Place and Displacement in the Americas


A Discovery Core Experience

This course may be taken as either a BCORE 107 (Social Sciences) or as a BCORE 104 (Arts & Humanities) course. It also meets the DIVERSITY graduation requirement.


About This Course

How do people shape the places in which they live and, in the case of immigrants, reshape their new homes? How do things like race, gender, social class, and national heritage affect peoples’ experiences and places? In this class we’ll explore these questions and more through a focus on South, Central, and North American communities. We’ll focus on the way collectives and individuals are shaped through everything from street murals, to mass incarceration, to Native American reservations, to undocumented immigrant status.

Why Should I Take This Course?

I have taught or co-taught a version of this class seven times and become more committed to pre-major students and this course material with every passing year. Students across the board enjoy this class.

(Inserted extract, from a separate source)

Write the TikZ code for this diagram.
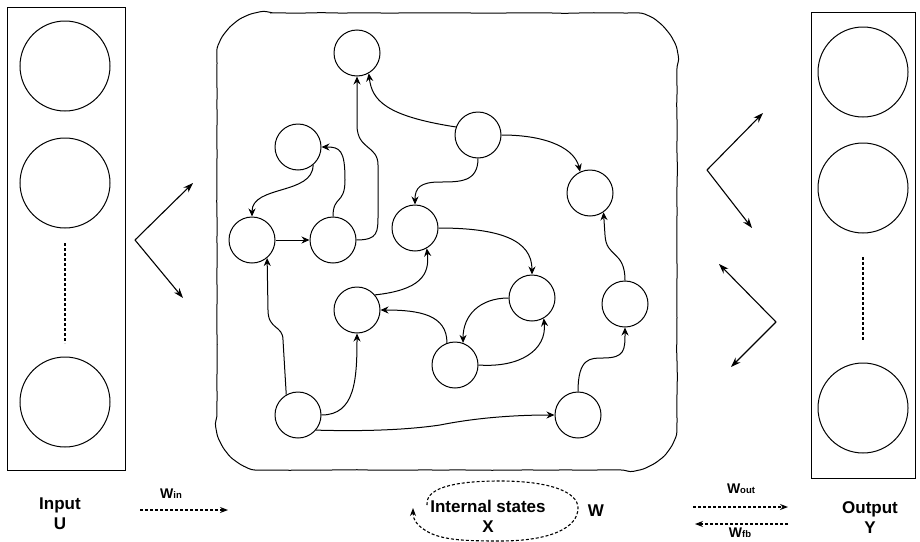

Future STEM and Business students are grateful they get to explore subjects they won’t see in their majors while students interested in the subjects are grateful to go deeply into topics and histories that actually matter to them and their own life stories.

Dr. Yolanda Padilla (she/her/hers)

School of Interdisciplinary Arts & Sciences, Faculty Coordinator: American & Ethnic Studies

About Dr. Padilla

My scholarship is animated by two commitments. First, I aim to recover and foreground the voices and forms of knowledge produced by colonized and dispossessed peoples. Second, I am dedicated to examining the transnational and historically informed presence and contributions of Latinx people to the making of the U.S. nation.